Senate Democrats on Tuesday blocked a motion to vote on the constitutionality of the second impeachment trial of Donald Trump.
The motion was brought to the floor by Senator Rand Paul (R-KY), who raised two objections to the trial going forward. First, he noted that the Constitution says impeachment only applies to the President, Vice-President, and other civil officers, and that as of January 20 Trump held none of those offices. His second objection was to Sen. Patrick Leahy (D-VT) presiding over the trial as opposed to the Chief Justice of the Supreme Court, which shows, Paul said, that “this is not a trial of the President but of a private citizen.”
Senate Majority Leader Chuck Schumer (D-NY) called Paul’s theory of unconstitutionality “flat-out wrong by every frame of analysis,” and he pointed out that one of the judgments the Senate can issue is to disqualify a person from ever holding future office. If the only power the Senate had was to remove presidents from office, the Constitution would not have included that phrase.

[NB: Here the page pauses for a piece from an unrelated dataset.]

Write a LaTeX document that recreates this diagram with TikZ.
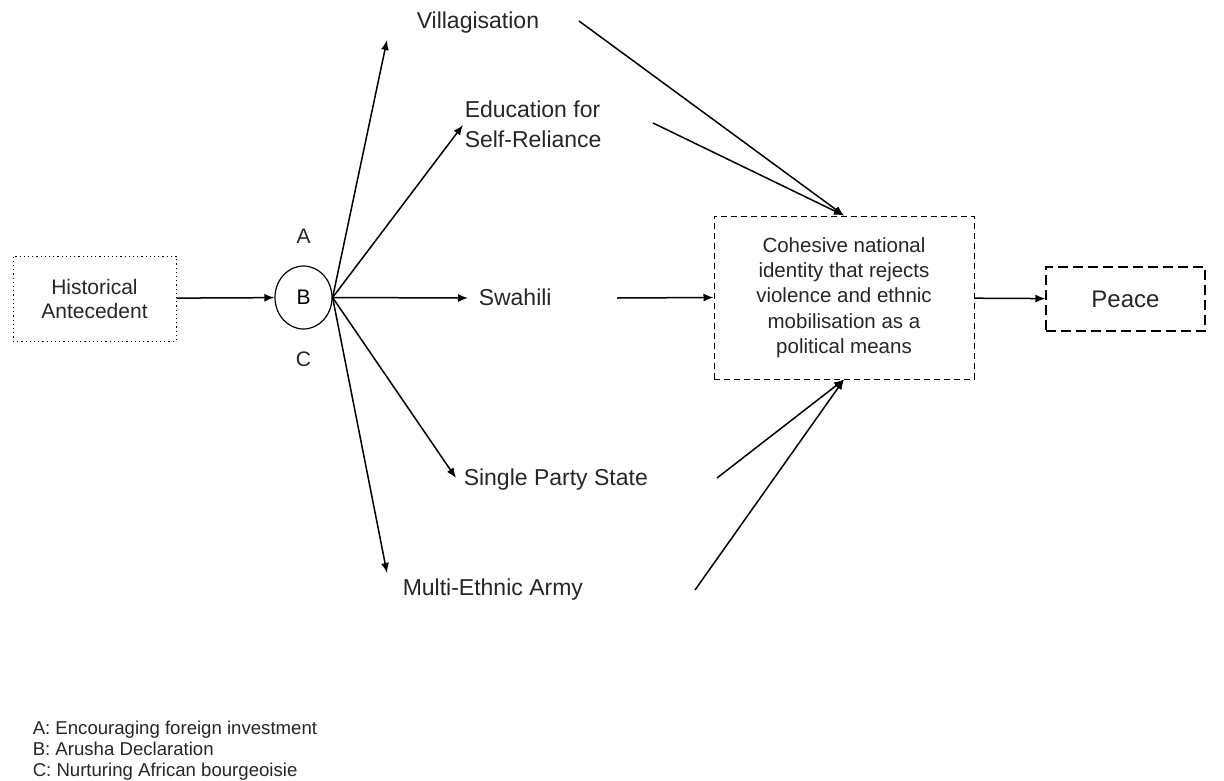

Schumer also brought up the 1876 impeachment of William Belknap, President Ulysses Grant’s Secretary of War, and how impeachment proceedings moved forward in both the House and the Senate despite the fact that Belknap had resigned from office. Not being able to hold an impeachment trial for former officials “would amount to a constitutional get-out-of-jail-free card for any President who commits an impeachable offense,” he concluded.
The vote to block Paul’s motion was 55 to 45, with only five Republicans joining all 50 Democrats. The Republican support for Paul’s motion bodes ill for Democratic hopes to convict the former president, as a vote to convict requires two-thirds of the Senate, or 67 senators.